=== Supplied entries ===
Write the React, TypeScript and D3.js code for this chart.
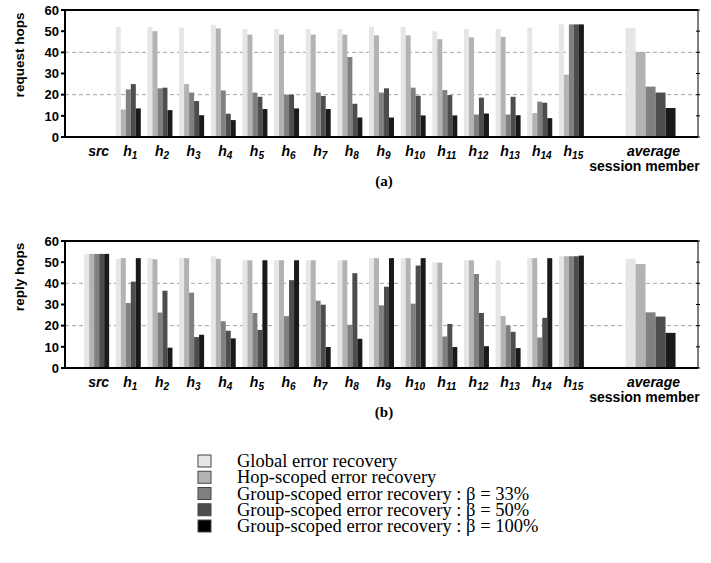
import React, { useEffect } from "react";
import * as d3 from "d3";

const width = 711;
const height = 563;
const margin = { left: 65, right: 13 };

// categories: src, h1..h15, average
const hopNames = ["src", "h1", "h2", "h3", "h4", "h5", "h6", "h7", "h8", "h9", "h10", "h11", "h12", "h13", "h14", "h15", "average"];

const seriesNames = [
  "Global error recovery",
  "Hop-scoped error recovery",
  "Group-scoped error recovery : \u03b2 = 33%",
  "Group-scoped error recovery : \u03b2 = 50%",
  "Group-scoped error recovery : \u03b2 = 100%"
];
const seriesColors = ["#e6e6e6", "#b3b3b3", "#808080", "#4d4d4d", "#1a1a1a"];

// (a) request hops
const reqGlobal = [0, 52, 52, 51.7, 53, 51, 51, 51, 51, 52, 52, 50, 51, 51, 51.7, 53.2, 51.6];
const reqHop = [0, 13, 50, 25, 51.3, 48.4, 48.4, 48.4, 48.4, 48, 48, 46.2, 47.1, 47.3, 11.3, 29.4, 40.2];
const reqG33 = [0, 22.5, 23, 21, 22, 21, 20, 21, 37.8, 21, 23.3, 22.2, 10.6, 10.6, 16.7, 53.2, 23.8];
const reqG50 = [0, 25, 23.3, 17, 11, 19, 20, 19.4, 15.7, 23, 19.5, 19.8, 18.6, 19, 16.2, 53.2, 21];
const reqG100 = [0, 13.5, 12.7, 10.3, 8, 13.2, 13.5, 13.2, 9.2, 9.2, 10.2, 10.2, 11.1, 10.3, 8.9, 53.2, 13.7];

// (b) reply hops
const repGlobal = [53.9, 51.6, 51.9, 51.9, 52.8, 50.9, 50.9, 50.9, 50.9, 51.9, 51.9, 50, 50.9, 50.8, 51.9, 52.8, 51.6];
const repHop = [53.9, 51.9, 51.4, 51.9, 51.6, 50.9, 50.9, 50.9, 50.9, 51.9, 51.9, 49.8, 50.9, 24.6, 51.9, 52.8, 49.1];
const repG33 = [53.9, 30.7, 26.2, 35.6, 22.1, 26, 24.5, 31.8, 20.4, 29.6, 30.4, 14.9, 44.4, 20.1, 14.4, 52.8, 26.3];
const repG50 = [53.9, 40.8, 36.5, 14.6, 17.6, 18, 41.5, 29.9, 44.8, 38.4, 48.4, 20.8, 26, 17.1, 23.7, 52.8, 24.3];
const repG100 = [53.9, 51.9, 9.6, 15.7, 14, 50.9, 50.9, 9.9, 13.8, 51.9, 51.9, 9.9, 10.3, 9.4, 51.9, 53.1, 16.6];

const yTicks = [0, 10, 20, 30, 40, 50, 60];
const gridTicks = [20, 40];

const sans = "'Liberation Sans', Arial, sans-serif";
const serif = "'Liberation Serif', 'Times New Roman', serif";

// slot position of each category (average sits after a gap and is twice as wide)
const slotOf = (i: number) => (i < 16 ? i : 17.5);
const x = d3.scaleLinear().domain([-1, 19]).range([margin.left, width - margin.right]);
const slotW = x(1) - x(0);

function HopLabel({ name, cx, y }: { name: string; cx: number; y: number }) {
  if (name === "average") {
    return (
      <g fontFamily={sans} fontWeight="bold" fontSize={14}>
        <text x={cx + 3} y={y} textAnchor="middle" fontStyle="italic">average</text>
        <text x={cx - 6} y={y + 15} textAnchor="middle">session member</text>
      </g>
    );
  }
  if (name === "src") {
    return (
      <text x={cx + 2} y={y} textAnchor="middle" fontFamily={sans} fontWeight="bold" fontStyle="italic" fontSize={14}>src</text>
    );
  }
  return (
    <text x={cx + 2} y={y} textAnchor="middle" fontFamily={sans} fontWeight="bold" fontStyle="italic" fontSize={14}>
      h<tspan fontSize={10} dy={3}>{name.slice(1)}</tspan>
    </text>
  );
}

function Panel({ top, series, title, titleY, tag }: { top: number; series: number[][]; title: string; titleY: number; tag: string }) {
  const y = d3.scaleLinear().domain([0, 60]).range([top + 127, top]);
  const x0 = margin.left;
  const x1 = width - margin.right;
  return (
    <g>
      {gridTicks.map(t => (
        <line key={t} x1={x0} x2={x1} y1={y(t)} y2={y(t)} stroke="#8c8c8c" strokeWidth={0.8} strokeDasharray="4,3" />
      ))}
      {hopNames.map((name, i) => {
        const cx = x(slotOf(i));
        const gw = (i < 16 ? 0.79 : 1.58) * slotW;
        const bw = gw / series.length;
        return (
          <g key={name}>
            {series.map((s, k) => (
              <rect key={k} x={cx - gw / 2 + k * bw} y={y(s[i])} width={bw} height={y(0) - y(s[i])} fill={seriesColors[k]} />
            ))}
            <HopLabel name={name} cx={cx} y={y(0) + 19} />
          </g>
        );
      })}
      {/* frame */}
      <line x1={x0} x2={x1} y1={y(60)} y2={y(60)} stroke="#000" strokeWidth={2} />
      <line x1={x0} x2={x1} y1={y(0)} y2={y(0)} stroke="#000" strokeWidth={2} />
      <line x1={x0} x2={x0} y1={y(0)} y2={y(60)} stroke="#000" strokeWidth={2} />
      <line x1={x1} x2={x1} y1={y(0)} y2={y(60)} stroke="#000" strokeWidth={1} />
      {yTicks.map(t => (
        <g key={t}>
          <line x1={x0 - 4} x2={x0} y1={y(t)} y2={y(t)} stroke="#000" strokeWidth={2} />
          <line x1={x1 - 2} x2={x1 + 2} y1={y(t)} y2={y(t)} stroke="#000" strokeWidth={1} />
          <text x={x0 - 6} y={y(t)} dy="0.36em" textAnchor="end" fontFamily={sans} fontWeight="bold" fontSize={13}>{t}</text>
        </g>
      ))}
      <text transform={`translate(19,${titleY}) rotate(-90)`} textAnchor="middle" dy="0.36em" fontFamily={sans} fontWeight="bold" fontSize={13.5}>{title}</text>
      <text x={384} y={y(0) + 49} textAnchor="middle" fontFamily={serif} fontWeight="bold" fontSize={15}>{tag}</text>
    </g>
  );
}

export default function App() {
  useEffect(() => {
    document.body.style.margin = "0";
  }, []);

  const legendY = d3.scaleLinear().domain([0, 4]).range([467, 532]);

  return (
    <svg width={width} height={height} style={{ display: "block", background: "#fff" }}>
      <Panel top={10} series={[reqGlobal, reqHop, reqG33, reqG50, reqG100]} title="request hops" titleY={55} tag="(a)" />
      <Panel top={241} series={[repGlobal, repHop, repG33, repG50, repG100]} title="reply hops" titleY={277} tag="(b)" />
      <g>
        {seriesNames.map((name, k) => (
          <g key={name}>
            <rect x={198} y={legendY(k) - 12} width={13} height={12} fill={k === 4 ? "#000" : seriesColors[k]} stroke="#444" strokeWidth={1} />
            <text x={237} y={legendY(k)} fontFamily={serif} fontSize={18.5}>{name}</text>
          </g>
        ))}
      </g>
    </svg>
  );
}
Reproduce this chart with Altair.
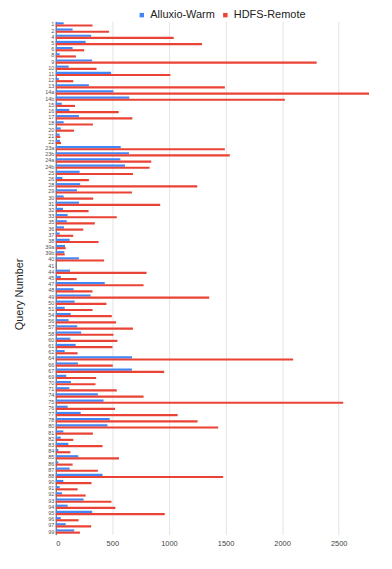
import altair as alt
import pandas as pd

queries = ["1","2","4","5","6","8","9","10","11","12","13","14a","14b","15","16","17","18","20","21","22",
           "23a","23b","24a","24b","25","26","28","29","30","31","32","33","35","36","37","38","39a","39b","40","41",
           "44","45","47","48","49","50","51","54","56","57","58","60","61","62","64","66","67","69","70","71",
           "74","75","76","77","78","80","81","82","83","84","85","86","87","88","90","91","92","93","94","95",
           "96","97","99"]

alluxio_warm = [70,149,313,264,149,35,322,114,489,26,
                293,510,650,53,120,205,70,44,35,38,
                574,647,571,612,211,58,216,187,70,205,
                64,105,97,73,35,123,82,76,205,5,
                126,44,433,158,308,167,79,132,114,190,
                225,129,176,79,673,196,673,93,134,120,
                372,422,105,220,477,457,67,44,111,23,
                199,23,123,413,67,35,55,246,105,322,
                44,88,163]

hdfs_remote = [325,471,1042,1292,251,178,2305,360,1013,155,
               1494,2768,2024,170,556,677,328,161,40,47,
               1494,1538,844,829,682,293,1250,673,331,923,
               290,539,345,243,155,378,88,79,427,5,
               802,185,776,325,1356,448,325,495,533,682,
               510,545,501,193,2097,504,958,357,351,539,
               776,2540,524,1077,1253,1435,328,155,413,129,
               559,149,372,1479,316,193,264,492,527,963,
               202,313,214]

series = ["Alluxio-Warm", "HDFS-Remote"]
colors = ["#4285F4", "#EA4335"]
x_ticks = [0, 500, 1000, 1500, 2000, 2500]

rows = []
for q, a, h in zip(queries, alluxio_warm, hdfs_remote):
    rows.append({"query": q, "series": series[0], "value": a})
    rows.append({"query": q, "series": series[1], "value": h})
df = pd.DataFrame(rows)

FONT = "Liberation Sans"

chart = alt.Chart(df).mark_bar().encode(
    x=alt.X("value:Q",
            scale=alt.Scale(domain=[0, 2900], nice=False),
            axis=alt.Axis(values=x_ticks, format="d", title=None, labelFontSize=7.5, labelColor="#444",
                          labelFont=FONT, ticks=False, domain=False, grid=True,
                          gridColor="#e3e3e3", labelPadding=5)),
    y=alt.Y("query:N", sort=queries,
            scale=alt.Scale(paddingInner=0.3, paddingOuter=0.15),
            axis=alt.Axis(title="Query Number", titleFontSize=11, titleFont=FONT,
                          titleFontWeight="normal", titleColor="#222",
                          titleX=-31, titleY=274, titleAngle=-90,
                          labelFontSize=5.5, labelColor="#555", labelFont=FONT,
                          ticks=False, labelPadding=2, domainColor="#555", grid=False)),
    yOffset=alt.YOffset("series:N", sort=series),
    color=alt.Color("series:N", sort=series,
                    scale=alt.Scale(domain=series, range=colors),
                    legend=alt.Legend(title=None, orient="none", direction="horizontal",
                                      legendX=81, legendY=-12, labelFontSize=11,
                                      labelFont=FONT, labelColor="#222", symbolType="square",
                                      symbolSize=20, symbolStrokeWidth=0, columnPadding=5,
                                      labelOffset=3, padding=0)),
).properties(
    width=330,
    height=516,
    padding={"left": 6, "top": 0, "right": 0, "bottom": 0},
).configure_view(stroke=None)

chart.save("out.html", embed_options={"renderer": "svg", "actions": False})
===
• _What the task requires_
Repeat the records above exactly, from the first line through the line containing "8.9, 53.2, 13.7];", and leave out the pictures.

• _Result below_
Write the React, TypeScript and D3.js code for this chart.
import React, { useEffect } from "react";
import * as d3 from "d3";

const width = 711;
const height = 563;
const margin = { left: 65, right: 13 };

// categories: src, h1..h15, average
const hopNames = ["src", "h1", "h2", "h3", "h4", "h5", "h6", "h7", "h8", "h9", "h10", "h11", "h12", "h13", "h14", "h15", "average"];

const seriesNames = [
  "Global error recovery",
  "Hop-scoped error recovery",
  "Group-scoped error recovery : \u03b2 = 33%",
  "Group-scoped error recovery : \u03b2 = 50%",
  "Group-scoped error recovery : \u03b2 = 100%"
];
const seriesColors = ["#e6e6e6", "#b3b3b3", "#808080", "#4d4d4d", "#1a1a1a"];

// (a) request hops
const reqGlobal = [0, 52, 52, 51.7, 53, 51, 51, 51, 51, 52, 52, 50, 51, 51, 51.7, 53.2, 51.6];
const reqHop = [0, 13, 50, 25, 51.3, 48.4, 48.4, 48.4, 48.4, 48, 48, 46.2, 47.1, 47.3, 11.3, 29.4, 40.2];
const reqG33 = [0, 22.5, 23, 21, 22, 21, 20, 21, 37.8, 21, 23.3, 22.2, 10.6, 10.6, 16.7, 53.2, 23.8];
const reqG50 = [0, 25, 23.3, 17, 11, 19, 20, 19.4, 15.7, 23, 19.5, 19.8, 18.6, 19, 16.2, 53.2, 21];
const reqG100 = [0, 13.5, 12.7, 10.3, 8, 13.2, 13.5, 13.2, 9.2, 9.2, 10.2, 10.2, 11.1, 10.3, 8.9, 53.2, 13.7];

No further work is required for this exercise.